-- SHORT TASK --
In the listing that follows, retype every line from the first through the one containing "const yTitle = 'kg/ha';". Pictures are to be left out.

-- AVAILABLE DATA --
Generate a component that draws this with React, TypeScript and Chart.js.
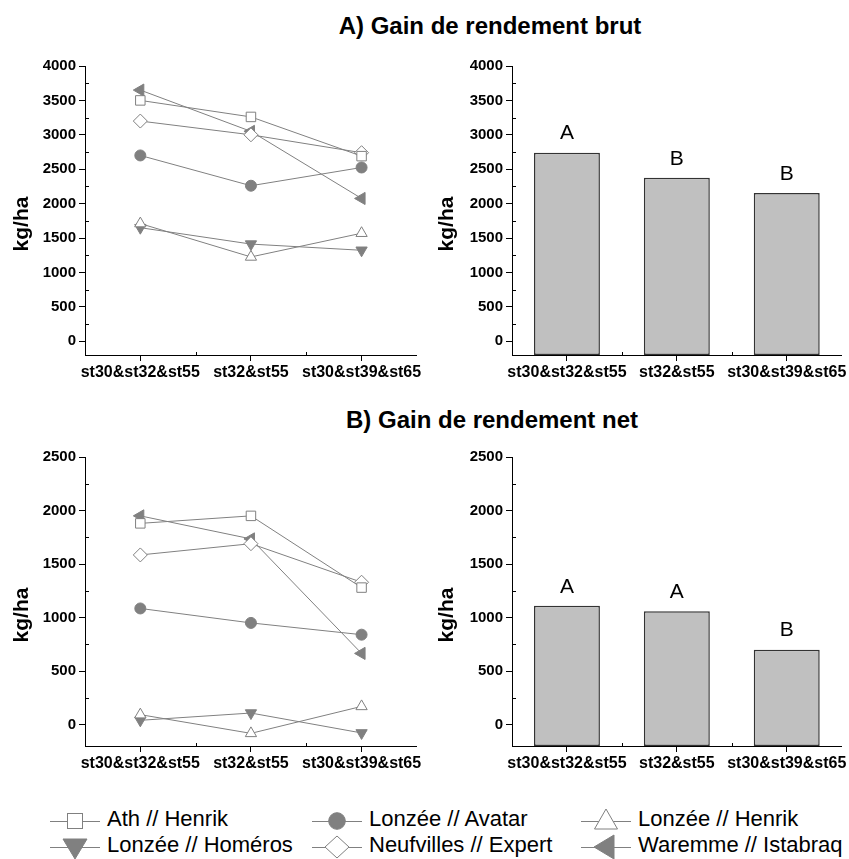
import React, { useEffect, useRef } from 'react';
import { Chart, registerables } from 'chart.js';

Chart.register(...registerables);

const FONT = "'Liberation Sans', Arial, Helvetica, sans-serif";
const GRAY = '#808080';

// ---------- data ----------
const categories = ['st30&st32&st55', 'st32&st55', 'st30&st39&st65'];
const seriesNames = [
  'Ath // Henrik',
  'Lonzée // Avatar',
  'Lonzée // Henrik',
  'Lonzée // Homéros',
  'Neufvilles // Expert',
  'Waremme // Istabraq',
];

// A) gross yield gain (kg/ha)
const brutAthHenrik = [3500, 3260, 2690];
const brutLonzeeAvatar = [2700, 2260, 2525];
const brutLonzeeHenrik = [1710, 1225, 1570];
const brutLonzeeHomeros = [1650, 1412, 1322];
const brutNeufvillesExpert = [3200, 3000, 2740];
const brutWaremmeIstabraq = [3650, 3050, 2075];
const brutMeans = [2740, 2375, 2155];
const brutLetters = ['A', 'B', 'B'];

// B) net yield gain (kg/ha)
const netAthHenrik = [1880, 1950, 1280];
const netLonzeeAvatar = [1085, 950, 840];
const netLonzeeHenrik = [93, -82, 170];
const netLonzeeHomeros = [40, 108, -78];
const netNeufvillesExpert = [1585, 1690, 1330];
const netWaremmeIstabraq = [1950, 1735, 665];
const netMeans = [1110, 1060, 700];
const netLetters = ['A', 'A', 'B'];

const yAxisMin = -200;
const brutYMax = 4000;
const netYMax = 2500;
const brutYTicks = [0, 500, 1000, 1500, 2000, 2500, 3000, 3500, 4000];
const brutYMinor = [250, 750, 1250, 1750, 2250, 2750, 3250, 3750];
const netYTicks = [0, 500, 1000, 1500, 2000, 2500];
const netYMinor = [250, 750, 1250, 1750, 2250];

const titleA = 'A) Gain de rendement brut';
const titleB = 'B) Gain de rendement net';
const yTitle = 'kg/ha';

// ---------- styles ----------
const markerStyles = [
  { pointStyle: 'rect', radius: 6.7, rotation: 0, filled: false },
  { pointStyle: 'circle', radius: 5.5, rotation: 0, filled: true },
  { pointStyle: 'triangle', radius: 6.5, rotation: 0, filled: false },
  { pointStyle: 'triangle', radius: 6.5, rotation: 180, filled: true },
  { pointStyle: 'rectRot', radius: 7, rotation: 0, filled: false },
  { pointStyle: 'triangle', radius: 7, rotation: 270, filled: true },
];

const minorTicksPlugin = {
  id: 'minorTicks',
  afterDraw(chart: any, _args: any, opts: any) {
    const { ctx, chartArea, scales } = chart;
    ctx.save();
    ctx.strokeStyle = '#000';
    ctx.lineWidth = 1;
    (opts.yMinor || []).forEach((v: number) => {
      const y = Math.round(scales.y.getPixelForValue(v)) + 0.5;
      ctx.beginPath();
      ctx.moveTo(chartArea.left, y);
      ctx.lineTo(chartArea.left + 4, y);
      ctx.stroke();
    });
    const n = scales.x.ticks.length;
    for (let i = 1; i < n; i++) {
      const x = Math.round((scales.x.getPixelForTick(i - 1) + scales.x.getPixelForTick(i)) / 2) + 0.5;
      ctx.beginPath();
      ctx.moveTo(x, chartArea.bottom);
      ctx.lineTo(x, chartArea.bottom - 3);
      ctx.stroke();
    }
    ctx.restore();
  },
};

const barLettersPlugin = {
  id: 'barLetters',
  afterDatasetsDraw(chart: any, _args: any, opts: any) {
    const letters: string[] = opts.letters || [];
    if (!letters.length) return;
    const { ctx } = chart;
    const meta = chart.getDatasetMeta(0);
    ctx.save();
    ctx.fillStyle = '#000';
    ctx.font = `21px ${FONT}`;
    ctx.textAlign = 'center';
    ctx.textBaseline = 'middle';
    meta.data.forEach((el: any, i: number) => {
      ctx.fillText(letters[i], el.x, el.y - 19);
    });
    ctx.restore();
  },
};

function yScale(min: number, max: number, tickVals: number[], width: number) {
  return {
    type: 'linear',
    min,
    max,
    afterBuildTicks: (s: any) => {
      s.ticks = tickVals.map((v) => ({ value: v }));
    },
    afterFit: (s: any) => {
      s.width = width;
    },
    grid: { display: true, drawOnChartArea: false, drawTicks: true, tickLength: 6, color: '#000', lineWidth: 1 },
    border: { display: true, color: '#000', width: 1 },
    ticks: {
      color: '#000',
      font: { family: FONT, size: 15, weight: 'bold' },
      padding: 3,
      callback: (v: any) => String(v),
    },
  };
}

function xScale() {
  return {
    type: 'category',
    offset: true,
    afterFit: (s: any) => {
      s.height = 35;
    },
    grid: { display: true, drawOnChartArea: false, drawTicks: true, tickLength: 6, offset: false, color: '#000', lineWidth: 1 },
    border: { display: true, color: '#000', width: 1 },
    ticks: { color: '#000', font: { family: FONT, size: 16, weight: 'bold' }, padding: 2, maxRotation: 0, autoSkip: false },
  };
}

function lineConfig(series: number[][], yMax: number, yTicks: number[], yMinor: number[]): any {
  return {
    type: 'line',
    data: {
      labels: categories,
      datasets: series.map((vals, i) => ({
        label: seriesNames[i],
        data: vals,
        borderColor: GRAY,
        borderWidth: 1,
        tension: 0,
        fill: false,
        pointStyle: markerStyles[i].pointStyle,
        pointRadius: markerStyles[i].radius,
        pointRotation: markerStyles[i].rotation,
        pointBackgroundColor: markerStyles[i].filled ? GRAY : '#ffffff',
        pointBorderColor: GRAY,
        pointBorderWidth: 1,
      })),
    },
    options: {
      responsive: false,
      animation: false,
      layout: { padding: { top: 26, right: 5, left: 0, bottom: 0 }, autoPadding: false },
      plugins: { legend: { display: false }, tooltip: { enabled: false }, minorTicks: { yMinor } },
      scales: { x: xScale(), y: yScale(yAxisMin, yMax, yTicks, 85) },
    },
    plugins: [minorTicksPlugin],
  };
}

function barConfig(values: number[], letters: string[], yMax: number, yTicks: number[], yMinor: number[]): any {
  return {
    type: 'bar',
    data: {
      labels: categories,
      datasets: [
        {
          data: values,
          base: yAxisMin,
          backgroundColor: '#c0c0c0',
          borderColor: '#333333',
          borderWidth: 1.5,
          borderSkipped: false,
          barPercentage: 0.6,
          categoryPercentage: 1,
        },
      ],
    },
    options: {
      responsive: false,
      animation: false,
      layout: { padding: { top: 26, right: 4, left: 0, bottom: 0 }, autoPadding: false },
      plugins: {
        legend: { display: false },
        tooltip: { enabled: false },
        minorTicks: { yMinor },
        barLetters: { letters },
      },
      scales: { x: xScale(), y: yScale(yAxisMin, yMax, yTicks, 88) },
    },
    plugins: [minorTicksPlugin, barLettersPlugin],
  };
}

function ChartBox({ left, top, width, height, make }: { left: number; top: number; width: number; height: number; make: () => any }) {
  const ref = useRef<HTMLCanvasElement>(null);
  useEffect(() => {
    const chart = new Chart(ref.current as HTMLCanvasElement, make());
    return () => chart.destroy();
  }, []);
  return <canvas ref={ref} width={width} height={height} style={{ position: 'absolute', left, top, width, height }} />;
}

function Title({ text, cx, cy }: { text: string; cx: number; cy: number }) {
  return (
    <div
      style={{
        position: 'absolute',
        left: cx - 250,
        top: cy - 15,
        width: 500,
        height: 30,
        lineHeight: '30px',
        textAlign: 'center',
        font: `bold 24px ${FONT}`,
        color: '#000',
        whiteSpace: 'nowrap',
      }}
    >
      {text}
    </div>
  );
}

function YTitle({ cx, cy }: { cx: number; cy: number }) {
  return (
    <div
      style={{
        position: 'absolute',
        left: cx,
        top: cy,
        transform: 'translate(-50%, -50%) rotate(-90deg)',
        font: `bold 21px ${FONT}`,
        lineHeight: '24px',
        color: '#000',
        whiteSpace: 'nowrap',
      }}
    >
      {yTitle}
    </div>
  );
}

function LegendMarker({ index }: { index: number }) {
  const c = 25;
  const m = 15;
  let shape: any = null;
  if (index === 0) shape = <rect x={c - 7.5} y={m - 7.5} width={15} height={15} fill="#fff" stroke={GRAY} />;
  if (index === 1) shape = <circle cx={c} cy={m} r={8.3} fill={GRAY} stroke={GRAY} />;
  if (index === 2) shape = <polygon points={`${c},${m - 12} ${c + 11.5},${m + 8} ${c - 11.5},${m + 8}`} fill="#fff" stroke={GRAY} />;
  if (index === 3) shape = <polygon points={`${c - 12},${m - 8} ${c + 12},${m - 8} ${c},${m + 12}`} fill={GRAY} stroke={GRAY} />;
  if (index === 4) shape = <polygon points={`${c},${m - 11} ${c + 12},${m} ${c},${m + 11} ${c - 12},${m}`} fill="#fff" stroke={GRAY} />;
  if (index === 5) shape = <polygon points={`${c - 12},${m} ${c + 8},${m - 12} ${c + 8},${m + 12}`} fill={GRAY} stroke={GRAY} />;
  return (
    <svg width={50} height={30} style={{ position: 'absolute', left: 0, top: 0, overflow: 'visible' }}>
      <line x1={0} y1={m + 0.5} x2={50} y2={m + 0.5} stroke={GRAY} strokeWidth={1} />
      {shape}
    </svg>
  );
}

const legendCols = [75, 337, 606];
const legendRows = [821, 847];

function Legend() {
  return (
    <>
      {seriesNames.map((name, i) => {
        const cx = legendCols[i % 3];
        const cy = legendRows[Math.floor(i / 3)];
        return (
          <div key={name} style={{ position: 'absolute', left: cx - 25, top: cy - 15, height: 30, width: 260 }}>
            <LegendMarker index={i} />
            <span
              style={{
                position: 'absolute',
                left: 57,
                top: 0,
                height: 30,
                lineHeight: '30px',
                font: `22px ${FONT}`,
                color: '#000',
                whiteSpace: 'nowrap',
              }}
            >
              {name}
            </span>
          </div>
        );
      })}
    </>
  );
}

export default function App() {
  return (
    <div
      style={{
        position: 'fixed',
        left: 0,
        top: 0,
        width: 849,
        height: 859,
        background: '#fff',
        overflow: 'hidden',
      }}
    >
      <Title text={titleA} cx={490} cy={27} />
      <Title text={titleB} cx={492} cy={421} />

      <ChartBox
        left={0}
        top={40}
        width={424}
        height={350}
        make={() =>
          lineConfig(
            [brutAthHenrik, brutLonzeeAvatar, brutLonzeeHenrik, brutLonzeeHomeros, brutNeufvillesExpert, brutWaremmeIstabraq],
            brutYMax,
            brutYTicks,
            brutYMinor
          )
        }
      />
      <ChartBox
        left={424}
        top={40}
        width={425}
        height={350}
        make={() => barConfig(brutMeans, brutLetters, brutYMax, brutYTicks, brutYMinor)}
      />
      <ChartBox
        left={0}
        top={431}
        width={424}
        height={350}
        make={() =>
          lineConfig(
            [netAthHenrik, netLonzeeAvatar, netLonzeeHenrik, netLonzeeHomeros, netNeufvillesExpert, netWaremmeIstabraq],
            netYMax,
            netYTicks,
            netYMinor
          )
        }
      />
      <ChartBox
        left={424}
        top={431}
        width={425}
        height={350}
        make={() => barConfig(netMeans, netLetters, netYMax, netYTicks, netYMinor)}
      />

      <YTitle cx={21} cy={224} />
      <YTitle cx={446} cy={224} />
      <YTitle cx={21} cy={615} />
      <YTitle cx={446} cy={615} />

      <Legend />
    </div>
  );
}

-- ANSWER FOR THE TASK --
Generate a component that draws this with React, TypeScript and Chart.js.
import React, { useEffect, useRef } from 'react';
import { Chart, registerables } from 'chart.js';

Chart.register(...registerables);

const FONT = "'Liberation Sans', Arial, Helvetica, sans-serif";
const GRAY = '#808080';

// ---------- data ----------
const categories = ['st30&st32&st55', 'st32&st55', 'st30&st39&st65'];
const seriesNames = [
  'Ath // Henrik',
  'Lonzée // Avatar',
  'Lonzée // Henrik',
  'Lonzée // Homéros',
  'Neufvilles // Expert',
  'Waremme // Istabraq',
];

// A) gross yield gain (kg/ha)
const brutAthHenrik = [3500, 3260, 2690];
const brutLonzeeAvatar = [2700, 2260, 2525];
const brutLonzeeHenrik = [1710, 1225, 1570];
const brutLonzeeHomeros = [1650, 1412, 1322];
const brutNeufvillesExpert = [3200, 3000, 2740];
const brutWaremmeIstabraq = [3650, 3050, 2075];
const brutMeans = [2740, 2375, 2155];
const brutLetters = ['A', 'B', 'B'];

// B) net yield gain (kg/ha)
const netAthHenrik = [1880, 1950, 1280];
const netLonzeeAvatar = [1085, 950, 840];
const netLonzeeHenrik = [93, -82, 170];
const netLonzeeHomeros = [40, 108, -78];
const netNeufvillesExpert = [1585, 1690, 1330];
const netWaremmeIstabraq = [1950, 1735, 665];
const netMeans = [1110, 1060, 700];
const netLetters = ['A', 'A', 'B'];

const yAxisMin = -200;
const brutYMax = 4000;
const netYMax = 2500;
const brutYTicks = [0, 500, 1000, 1500, 2000, 2500, 3000, 3500, 4000];
const brutYMinor = [250, 750, 1250, 1750, 2250, 2750, 3250, 3750];
const netYTicks = [0, 500, 1000, 1500, 2000, 2500];
const netYMinor = [250, 750, 1250, 1750, 2250];

const titleA = 'A) Gain de rendement brut';
const titleB = 'B) Gain de rendement net';
const yTitle = 'kg/ha';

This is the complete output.